Table 3 General statistics of the structural and functional annotation of the transcriptome

Additionally, the complete tables of relative gene expression obtained with de novo and referenced pipeline for each of the five tissues are also available in FigShare (https://doi.org/10.6084/m9.figshare.24174285). Gene expression quantification was performed both using Fragments Per Kilobase of Transcript Per Million (FKPM) and Transcripts Per Million (TPM) metrics. The gene IDs followed the gff annotation file. The count of genes with TPM and FKPM values > 1, for each tissue, as identified with the two methods, are displayed in Table 4. The de novo approach yielded a significantly higher number of transcripts with TPM and FPKM values > 1 than the approach using genome reference pipeline. This outcome is expected due to the differences underlying the two approaches. The referenced pipeline is based on complete genes, while the de novo pipeline is based on transcripts. Although the first approach is deemed as a more conservative and reliable approach, important information may be lost if the reference genome used belongs to a distinct species, as is the case herein, i.e., the T. thymallus genome. In this study, the de novo pipeline that used the T. ligericus transcriptome here produced as a reference limited the loss of species-specific information. On the other hand, while working with transcripts through the de novo pipeline it is inevitable to include, for example, different unigene entries for two non-contiguous reads that may belong to the same gene. Considering the different advantages that each of the approaches brings to the analyses, both results are provided.
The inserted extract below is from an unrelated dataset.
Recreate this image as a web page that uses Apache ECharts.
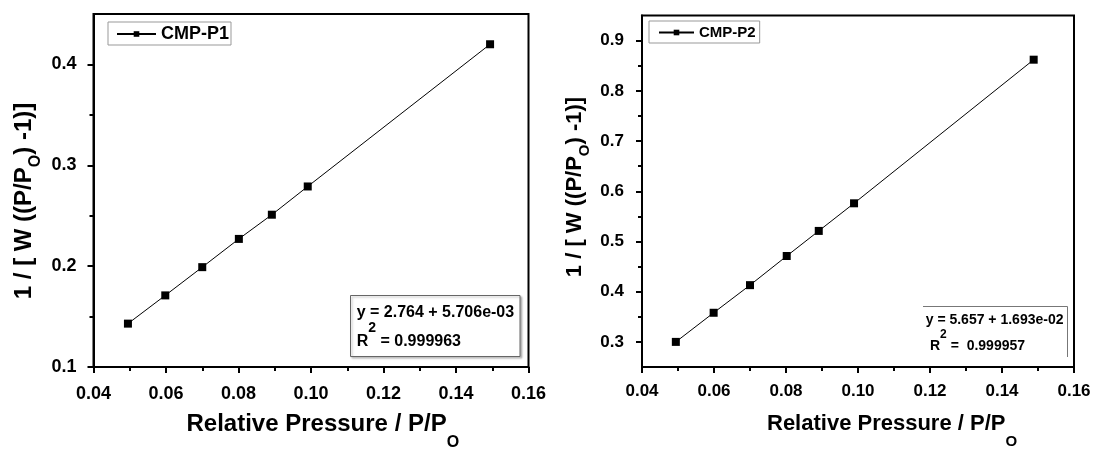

Table 4 Results obtained from the relative gene expression analyses in the de novo and reference methods for the five tissues sampled

Conclusions

This is the first transcriptomic resource of T. ligericus, which is an important step forward considering that transcriptome assemblies are only available for a distinct Thymallus species, i.e., the European T. thymallus. Despite increasing research attention on the genomics of salmonids, whole genome assemblies are only available for a few species (e.g. Berthelot et al. 2014; Christensen et al. 2018a,b; Varadharajan et al. 2018). This is largely due to both the large size (ca. 3 Gb) and complexity of salmonid genomes, which experienced an ancestral event of whole genome duplication about 80 MY. Previous studies have shown that a quarter of the salmonid genome has undergone multiple lineage-specific re-diploidisation events and that part of it is still undergoing re-diploidisation (e.g. Robertson et al. 2017; Gundappa et al. 2022). These characteristics represent well-known hurdles for whole genome assemblies (see Carruthers et al. 2018). Under this scenario, transcriptomic resources may represent the most suitable and cost-effective solution to generate informative data at the whole genome level. By targeting solely transcribed regions, transcriptomes significantly reduce sequencing costs and facilitate the computational demand and accuracy of the assembly process (e.g., Wang et al. 2019). Moreover, transcriptomes provide fast, informative and valuable resources for meeting the demand for genomic tools to study threatened species (e.g., Connon et al. 2018). This is particularly important for understudied species whose conservation status is already at risk, such as many species of the Thymallus genus (Weiss et al. 2021). The importance of transcriptome resources as a tool to enhance the ever-developing field of conservation physiology has been previously demonstrated (e.g., Connon et al. 2018) and several works have shown how transcriptome data can be used to refine species management plans (e.g., Connon et al. 2012; Narum and Campbell 2015; Wellband and Heath 2017).

In conclusion, the results reported here constitute a significant advancement in the study of the vulnerable freshwater salmonid T. ligericus, a key resource for this distinctive genus, providing a valuable resource for future studies investigating the vulnerability of this group to present and forthcoming threats.